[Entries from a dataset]

################

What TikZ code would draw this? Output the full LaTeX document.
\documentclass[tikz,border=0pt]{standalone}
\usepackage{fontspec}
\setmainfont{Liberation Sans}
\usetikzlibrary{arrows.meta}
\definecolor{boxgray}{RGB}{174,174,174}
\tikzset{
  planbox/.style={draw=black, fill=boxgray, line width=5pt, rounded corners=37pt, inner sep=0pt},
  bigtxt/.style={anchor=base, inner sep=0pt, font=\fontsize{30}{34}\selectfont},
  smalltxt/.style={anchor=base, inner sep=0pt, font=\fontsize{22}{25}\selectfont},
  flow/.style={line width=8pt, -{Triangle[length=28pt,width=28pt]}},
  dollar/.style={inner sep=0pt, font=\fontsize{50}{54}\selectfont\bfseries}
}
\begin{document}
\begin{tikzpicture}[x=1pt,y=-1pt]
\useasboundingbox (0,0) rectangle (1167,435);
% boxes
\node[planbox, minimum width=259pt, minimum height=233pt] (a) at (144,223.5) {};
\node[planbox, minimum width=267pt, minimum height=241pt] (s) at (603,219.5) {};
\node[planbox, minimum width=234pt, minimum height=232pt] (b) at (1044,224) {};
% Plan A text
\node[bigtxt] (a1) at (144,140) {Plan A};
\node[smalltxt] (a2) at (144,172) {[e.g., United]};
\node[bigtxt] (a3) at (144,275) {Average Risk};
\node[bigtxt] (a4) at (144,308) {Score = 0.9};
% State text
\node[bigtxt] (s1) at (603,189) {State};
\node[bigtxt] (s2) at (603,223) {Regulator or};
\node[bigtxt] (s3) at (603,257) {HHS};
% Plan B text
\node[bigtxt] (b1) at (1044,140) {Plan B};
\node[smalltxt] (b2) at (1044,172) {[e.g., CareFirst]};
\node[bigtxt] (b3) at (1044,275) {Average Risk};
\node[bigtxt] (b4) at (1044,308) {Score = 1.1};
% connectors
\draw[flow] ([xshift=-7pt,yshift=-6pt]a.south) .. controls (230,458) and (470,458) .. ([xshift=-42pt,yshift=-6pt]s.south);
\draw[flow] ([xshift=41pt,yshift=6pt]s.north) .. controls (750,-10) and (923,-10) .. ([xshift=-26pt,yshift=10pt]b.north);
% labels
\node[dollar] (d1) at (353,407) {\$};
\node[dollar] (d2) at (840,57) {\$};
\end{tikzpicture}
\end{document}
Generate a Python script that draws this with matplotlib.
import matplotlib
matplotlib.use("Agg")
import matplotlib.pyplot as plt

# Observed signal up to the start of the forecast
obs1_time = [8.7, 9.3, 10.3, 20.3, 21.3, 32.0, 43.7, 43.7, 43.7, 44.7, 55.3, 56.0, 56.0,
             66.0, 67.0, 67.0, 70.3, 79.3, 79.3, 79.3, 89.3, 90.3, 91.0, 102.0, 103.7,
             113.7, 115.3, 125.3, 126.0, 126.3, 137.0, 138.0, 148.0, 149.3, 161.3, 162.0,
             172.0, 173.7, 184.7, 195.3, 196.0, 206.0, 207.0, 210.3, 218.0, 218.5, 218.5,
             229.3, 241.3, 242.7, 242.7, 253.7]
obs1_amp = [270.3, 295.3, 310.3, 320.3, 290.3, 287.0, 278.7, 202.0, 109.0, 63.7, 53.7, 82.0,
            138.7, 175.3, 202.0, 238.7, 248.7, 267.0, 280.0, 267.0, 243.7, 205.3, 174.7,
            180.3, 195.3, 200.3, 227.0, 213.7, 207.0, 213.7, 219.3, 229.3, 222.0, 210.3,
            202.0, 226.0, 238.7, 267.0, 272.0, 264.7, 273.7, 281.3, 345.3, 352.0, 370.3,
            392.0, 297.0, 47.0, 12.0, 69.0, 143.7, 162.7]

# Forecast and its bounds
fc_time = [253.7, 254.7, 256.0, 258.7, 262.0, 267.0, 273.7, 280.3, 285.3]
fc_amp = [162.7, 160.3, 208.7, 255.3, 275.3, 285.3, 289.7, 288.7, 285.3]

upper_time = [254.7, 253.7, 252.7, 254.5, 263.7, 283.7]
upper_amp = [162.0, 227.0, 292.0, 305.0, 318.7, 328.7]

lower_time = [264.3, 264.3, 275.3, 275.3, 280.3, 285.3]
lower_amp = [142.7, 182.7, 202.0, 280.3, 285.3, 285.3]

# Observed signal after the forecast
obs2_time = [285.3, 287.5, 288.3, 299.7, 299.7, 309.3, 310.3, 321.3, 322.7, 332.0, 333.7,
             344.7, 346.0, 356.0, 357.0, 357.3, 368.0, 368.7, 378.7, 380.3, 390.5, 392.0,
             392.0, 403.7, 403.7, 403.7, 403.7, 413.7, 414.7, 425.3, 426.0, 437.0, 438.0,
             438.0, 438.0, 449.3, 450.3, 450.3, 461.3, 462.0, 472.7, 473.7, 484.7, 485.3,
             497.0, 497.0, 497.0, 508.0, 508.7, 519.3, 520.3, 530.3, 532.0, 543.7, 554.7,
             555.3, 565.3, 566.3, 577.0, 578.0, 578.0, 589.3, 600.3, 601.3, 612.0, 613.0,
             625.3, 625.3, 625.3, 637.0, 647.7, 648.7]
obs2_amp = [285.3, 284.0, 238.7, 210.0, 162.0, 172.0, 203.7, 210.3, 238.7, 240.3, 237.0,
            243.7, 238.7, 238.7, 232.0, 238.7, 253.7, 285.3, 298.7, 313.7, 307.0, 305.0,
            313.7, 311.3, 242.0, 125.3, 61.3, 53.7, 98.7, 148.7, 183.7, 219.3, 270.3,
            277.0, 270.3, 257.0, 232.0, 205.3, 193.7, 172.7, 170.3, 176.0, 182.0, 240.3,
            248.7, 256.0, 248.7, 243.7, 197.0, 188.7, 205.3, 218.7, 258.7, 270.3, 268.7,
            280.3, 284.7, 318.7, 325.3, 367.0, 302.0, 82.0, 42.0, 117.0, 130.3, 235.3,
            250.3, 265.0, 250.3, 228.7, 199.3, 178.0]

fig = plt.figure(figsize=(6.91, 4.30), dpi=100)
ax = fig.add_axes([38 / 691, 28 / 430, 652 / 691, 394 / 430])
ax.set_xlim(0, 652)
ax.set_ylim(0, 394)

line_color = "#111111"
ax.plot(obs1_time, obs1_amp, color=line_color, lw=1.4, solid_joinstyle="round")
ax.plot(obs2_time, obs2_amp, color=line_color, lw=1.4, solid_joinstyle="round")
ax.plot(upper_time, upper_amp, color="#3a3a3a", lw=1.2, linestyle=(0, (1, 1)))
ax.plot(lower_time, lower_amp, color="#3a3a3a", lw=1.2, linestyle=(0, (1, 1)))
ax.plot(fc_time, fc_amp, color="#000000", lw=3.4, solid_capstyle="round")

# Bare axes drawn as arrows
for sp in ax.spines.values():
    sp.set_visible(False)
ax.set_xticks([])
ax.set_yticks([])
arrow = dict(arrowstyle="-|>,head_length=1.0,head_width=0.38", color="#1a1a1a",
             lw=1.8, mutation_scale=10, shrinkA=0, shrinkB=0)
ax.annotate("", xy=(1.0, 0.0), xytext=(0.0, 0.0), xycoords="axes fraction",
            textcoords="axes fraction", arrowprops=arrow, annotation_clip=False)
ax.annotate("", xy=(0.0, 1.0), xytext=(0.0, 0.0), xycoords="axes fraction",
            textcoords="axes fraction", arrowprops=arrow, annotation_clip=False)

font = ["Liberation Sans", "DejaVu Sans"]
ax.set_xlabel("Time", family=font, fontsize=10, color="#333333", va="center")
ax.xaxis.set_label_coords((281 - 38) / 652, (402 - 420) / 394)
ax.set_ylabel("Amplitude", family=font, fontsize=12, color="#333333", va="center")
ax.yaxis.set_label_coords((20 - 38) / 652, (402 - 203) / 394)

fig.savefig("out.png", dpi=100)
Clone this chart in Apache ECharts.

################

Pick out the lines that contain "matplotlib" and copy them.

[Task result]
Generate a Python script that draws this with matplotlib.
import matplotlib
matplotlib.use("Agg")
import matplotlib.pyplot as plt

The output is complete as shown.